**Problem description**
Beginning with the first line, set down every line through the one containing "import plotly.graph_objects as go", exactly as it appears, but not the pictures.

-------------------------

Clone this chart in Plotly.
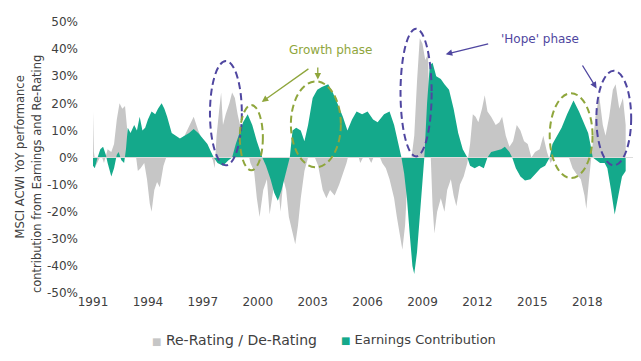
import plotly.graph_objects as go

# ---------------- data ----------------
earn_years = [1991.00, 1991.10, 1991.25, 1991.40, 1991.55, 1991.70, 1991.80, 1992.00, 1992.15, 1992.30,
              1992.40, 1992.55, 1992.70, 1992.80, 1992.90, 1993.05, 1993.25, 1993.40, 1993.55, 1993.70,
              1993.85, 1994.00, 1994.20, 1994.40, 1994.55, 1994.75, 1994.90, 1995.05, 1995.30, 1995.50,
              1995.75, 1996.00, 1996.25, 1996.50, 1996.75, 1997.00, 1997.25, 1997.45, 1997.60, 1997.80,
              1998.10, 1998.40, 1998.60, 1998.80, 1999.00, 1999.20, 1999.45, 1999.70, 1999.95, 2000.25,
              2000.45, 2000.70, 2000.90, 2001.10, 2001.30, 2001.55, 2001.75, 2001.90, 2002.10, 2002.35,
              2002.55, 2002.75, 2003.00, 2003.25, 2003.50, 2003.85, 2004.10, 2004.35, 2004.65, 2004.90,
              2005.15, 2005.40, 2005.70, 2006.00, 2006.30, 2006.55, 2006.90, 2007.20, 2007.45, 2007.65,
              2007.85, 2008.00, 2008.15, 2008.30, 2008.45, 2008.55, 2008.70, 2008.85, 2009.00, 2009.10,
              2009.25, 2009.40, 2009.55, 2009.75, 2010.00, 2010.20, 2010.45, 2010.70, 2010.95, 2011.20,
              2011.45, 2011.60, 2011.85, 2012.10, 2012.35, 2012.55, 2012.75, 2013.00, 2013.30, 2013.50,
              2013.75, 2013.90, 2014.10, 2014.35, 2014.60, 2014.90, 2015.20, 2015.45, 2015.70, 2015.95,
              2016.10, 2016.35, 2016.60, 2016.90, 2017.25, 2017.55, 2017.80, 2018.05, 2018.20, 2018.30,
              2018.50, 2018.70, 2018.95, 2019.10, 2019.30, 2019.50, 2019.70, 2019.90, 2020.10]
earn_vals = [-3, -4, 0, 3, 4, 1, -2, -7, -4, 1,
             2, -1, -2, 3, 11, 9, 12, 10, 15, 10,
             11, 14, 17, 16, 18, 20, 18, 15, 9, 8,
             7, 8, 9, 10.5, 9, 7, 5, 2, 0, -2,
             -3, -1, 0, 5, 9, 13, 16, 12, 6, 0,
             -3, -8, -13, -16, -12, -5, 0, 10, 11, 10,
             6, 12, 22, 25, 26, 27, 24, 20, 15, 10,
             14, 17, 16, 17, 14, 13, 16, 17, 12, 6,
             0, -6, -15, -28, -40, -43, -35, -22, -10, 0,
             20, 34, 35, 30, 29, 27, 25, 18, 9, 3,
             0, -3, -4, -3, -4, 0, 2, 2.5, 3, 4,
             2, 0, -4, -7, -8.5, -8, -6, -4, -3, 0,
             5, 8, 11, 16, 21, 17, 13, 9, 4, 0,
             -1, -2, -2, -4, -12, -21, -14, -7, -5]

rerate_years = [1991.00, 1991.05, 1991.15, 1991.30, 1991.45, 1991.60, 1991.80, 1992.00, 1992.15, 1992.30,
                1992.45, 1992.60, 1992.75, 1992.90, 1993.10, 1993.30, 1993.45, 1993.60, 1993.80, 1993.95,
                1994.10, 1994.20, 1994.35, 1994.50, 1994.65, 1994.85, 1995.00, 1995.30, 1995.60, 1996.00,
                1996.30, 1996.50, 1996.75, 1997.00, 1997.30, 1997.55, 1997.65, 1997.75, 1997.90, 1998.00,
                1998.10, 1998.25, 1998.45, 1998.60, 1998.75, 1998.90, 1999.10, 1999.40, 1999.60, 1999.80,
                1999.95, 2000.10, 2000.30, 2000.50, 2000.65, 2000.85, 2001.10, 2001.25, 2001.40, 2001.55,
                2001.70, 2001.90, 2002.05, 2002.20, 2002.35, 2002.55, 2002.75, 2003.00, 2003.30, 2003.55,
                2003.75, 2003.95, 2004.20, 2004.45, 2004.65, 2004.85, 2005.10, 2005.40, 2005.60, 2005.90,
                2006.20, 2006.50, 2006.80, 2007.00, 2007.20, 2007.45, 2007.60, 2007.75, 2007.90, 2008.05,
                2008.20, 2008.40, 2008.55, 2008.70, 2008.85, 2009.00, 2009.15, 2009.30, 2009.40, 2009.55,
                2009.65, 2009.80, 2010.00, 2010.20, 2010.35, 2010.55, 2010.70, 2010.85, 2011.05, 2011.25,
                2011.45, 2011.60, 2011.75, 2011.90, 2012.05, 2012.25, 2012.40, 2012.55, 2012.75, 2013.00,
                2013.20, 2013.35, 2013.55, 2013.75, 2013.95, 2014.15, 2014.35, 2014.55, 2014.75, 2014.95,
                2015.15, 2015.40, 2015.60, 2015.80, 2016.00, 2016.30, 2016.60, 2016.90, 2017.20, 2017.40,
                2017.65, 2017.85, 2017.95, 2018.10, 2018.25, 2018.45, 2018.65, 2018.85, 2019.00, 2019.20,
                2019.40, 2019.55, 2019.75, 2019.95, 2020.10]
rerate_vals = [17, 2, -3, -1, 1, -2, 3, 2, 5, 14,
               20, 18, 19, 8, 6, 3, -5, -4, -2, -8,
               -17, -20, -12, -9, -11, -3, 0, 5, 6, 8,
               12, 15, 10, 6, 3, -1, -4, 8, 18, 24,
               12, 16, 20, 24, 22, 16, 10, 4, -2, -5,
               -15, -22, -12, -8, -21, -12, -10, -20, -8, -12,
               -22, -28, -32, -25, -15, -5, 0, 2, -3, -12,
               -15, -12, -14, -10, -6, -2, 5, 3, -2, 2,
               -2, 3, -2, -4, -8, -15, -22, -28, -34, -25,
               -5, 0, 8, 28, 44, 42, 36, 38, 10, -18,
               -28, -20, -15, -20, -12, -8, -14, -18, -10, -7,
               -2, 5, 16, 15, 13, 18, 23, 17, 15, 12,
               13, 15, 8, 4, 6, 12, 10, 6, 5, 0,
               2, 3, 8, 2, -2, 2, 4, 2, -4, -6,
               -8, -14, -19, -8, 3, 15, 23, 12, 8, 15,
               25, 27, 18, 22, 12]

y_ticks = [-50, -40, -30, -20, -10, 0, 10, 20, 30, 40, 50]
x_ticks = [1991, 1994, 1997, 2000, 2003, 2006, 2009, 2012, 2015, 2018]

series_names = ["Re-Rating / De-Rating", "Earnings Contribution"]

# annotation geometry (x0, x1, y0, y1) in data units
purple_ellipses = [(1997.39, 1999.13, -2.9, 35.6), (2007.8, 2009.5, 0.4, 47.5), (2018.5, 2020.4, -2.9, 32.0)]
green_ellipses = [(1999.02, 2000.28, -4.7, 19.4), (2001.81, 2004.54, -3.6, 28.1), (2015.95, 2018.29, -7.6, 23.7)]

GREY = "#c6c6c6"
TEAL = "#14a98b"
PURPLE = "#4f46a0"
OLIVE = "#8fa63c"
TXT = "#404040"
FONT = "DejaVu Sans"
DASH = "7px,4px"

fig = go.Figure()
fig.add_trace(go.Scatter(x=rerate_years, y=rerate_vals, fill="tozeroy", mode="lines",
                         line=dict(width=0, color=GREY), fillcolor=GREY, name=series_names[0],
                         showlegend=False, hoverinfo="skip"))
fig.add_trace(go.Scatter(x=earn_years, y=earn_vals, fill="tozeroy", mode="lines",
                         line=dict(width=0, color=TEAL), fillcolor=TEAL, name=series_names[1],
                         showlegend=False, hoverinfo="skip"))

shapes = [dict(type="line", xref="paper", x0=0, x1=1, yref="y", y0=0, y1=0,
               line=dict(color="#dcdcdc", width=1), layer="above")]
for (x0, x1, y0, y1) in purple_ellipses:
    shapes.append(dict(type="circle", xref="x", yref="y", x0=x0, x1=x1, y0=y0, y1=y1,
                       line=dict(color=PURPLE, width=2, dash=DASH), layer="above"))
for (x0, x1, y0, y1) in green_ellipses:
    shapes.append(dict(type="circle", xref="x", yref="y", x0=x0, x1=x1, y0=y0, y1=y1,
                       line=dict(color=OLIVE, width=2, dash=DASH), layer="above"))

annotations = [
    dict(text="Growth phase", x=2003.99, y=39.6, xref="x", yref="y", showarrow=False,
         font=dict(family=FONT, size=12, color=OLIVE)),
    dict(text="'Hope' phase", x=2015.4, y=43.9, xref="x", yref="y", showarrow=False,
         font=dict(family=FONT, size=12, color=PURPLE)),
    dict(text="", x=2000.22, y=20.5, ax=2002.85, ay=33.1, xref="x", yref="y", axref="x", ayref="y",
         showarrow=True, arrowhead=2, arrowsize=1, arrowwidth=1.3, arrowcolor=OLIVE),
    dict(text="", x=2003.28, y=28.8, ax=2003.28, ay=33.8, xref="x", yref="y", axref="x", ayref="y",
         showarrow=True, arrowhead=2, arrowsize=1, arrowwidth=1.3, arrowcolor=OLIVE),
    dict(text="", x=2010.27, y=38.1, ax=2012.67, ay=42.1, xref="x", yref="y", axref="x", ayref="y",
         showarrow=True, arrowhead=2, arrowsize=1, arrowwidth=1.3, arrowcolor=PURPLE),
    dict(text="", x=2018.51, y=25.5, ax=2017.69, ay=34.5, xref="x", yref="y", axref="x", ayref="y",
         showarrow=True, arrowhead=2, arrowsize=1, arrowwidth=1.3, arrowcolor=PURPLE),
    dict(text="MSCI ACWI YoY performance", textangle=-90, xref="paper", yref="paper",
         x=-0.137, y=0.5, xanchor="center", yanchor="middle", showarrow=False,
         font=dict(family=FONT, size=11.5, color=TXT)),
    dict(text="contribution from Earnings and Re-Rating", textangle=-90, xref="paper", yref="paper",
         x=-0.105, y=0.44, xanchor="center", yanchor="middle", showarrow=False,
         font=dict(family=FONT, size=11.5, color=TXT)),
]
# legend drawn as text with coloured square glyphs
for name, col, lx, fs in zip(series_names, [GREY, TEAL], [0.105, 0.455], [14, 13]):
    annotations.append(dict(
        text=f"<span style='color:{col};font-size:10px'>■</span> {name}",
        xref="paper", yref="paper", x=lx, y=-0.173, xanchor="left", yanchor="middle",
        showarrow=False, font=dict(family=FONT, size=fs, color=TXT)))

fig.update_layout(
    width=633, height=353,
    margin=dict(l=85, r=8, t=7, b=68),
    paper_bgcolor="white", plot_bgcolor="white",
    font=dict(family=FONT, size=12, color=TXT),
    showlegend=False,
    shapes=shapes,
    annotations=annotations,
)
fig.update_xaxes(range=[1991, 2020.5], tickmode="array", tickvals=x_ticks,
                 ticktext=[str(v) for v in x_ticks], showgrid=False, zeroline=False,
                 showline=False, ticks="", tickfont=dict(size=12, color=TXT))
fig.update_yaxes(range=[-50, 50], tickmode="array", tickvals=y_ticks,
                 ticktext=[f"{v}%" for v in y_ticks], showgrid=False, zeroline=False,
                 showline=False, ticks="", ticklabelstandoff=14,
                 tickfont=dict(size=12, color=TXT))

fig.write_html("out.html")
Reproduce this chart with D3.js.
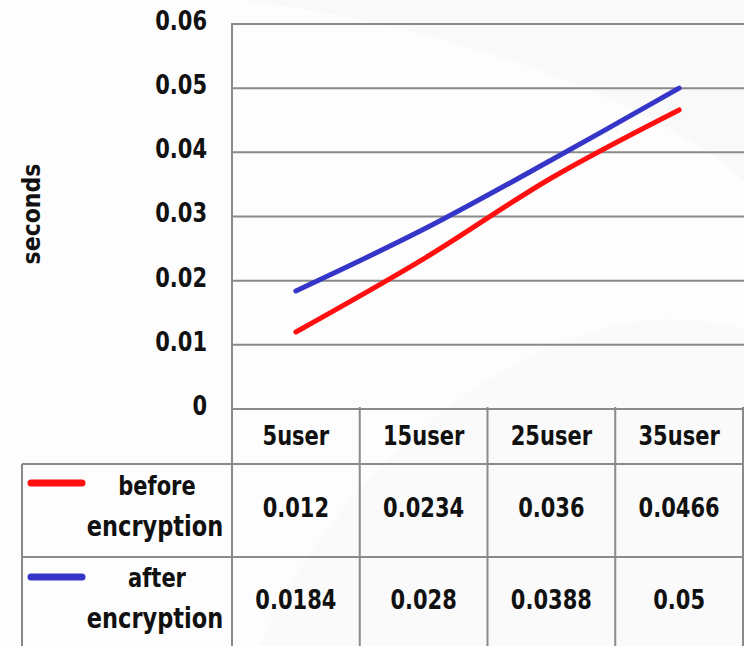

-------------------------

**Task result**
Clone this chart in Plotly.
import plotly.graph_objects as go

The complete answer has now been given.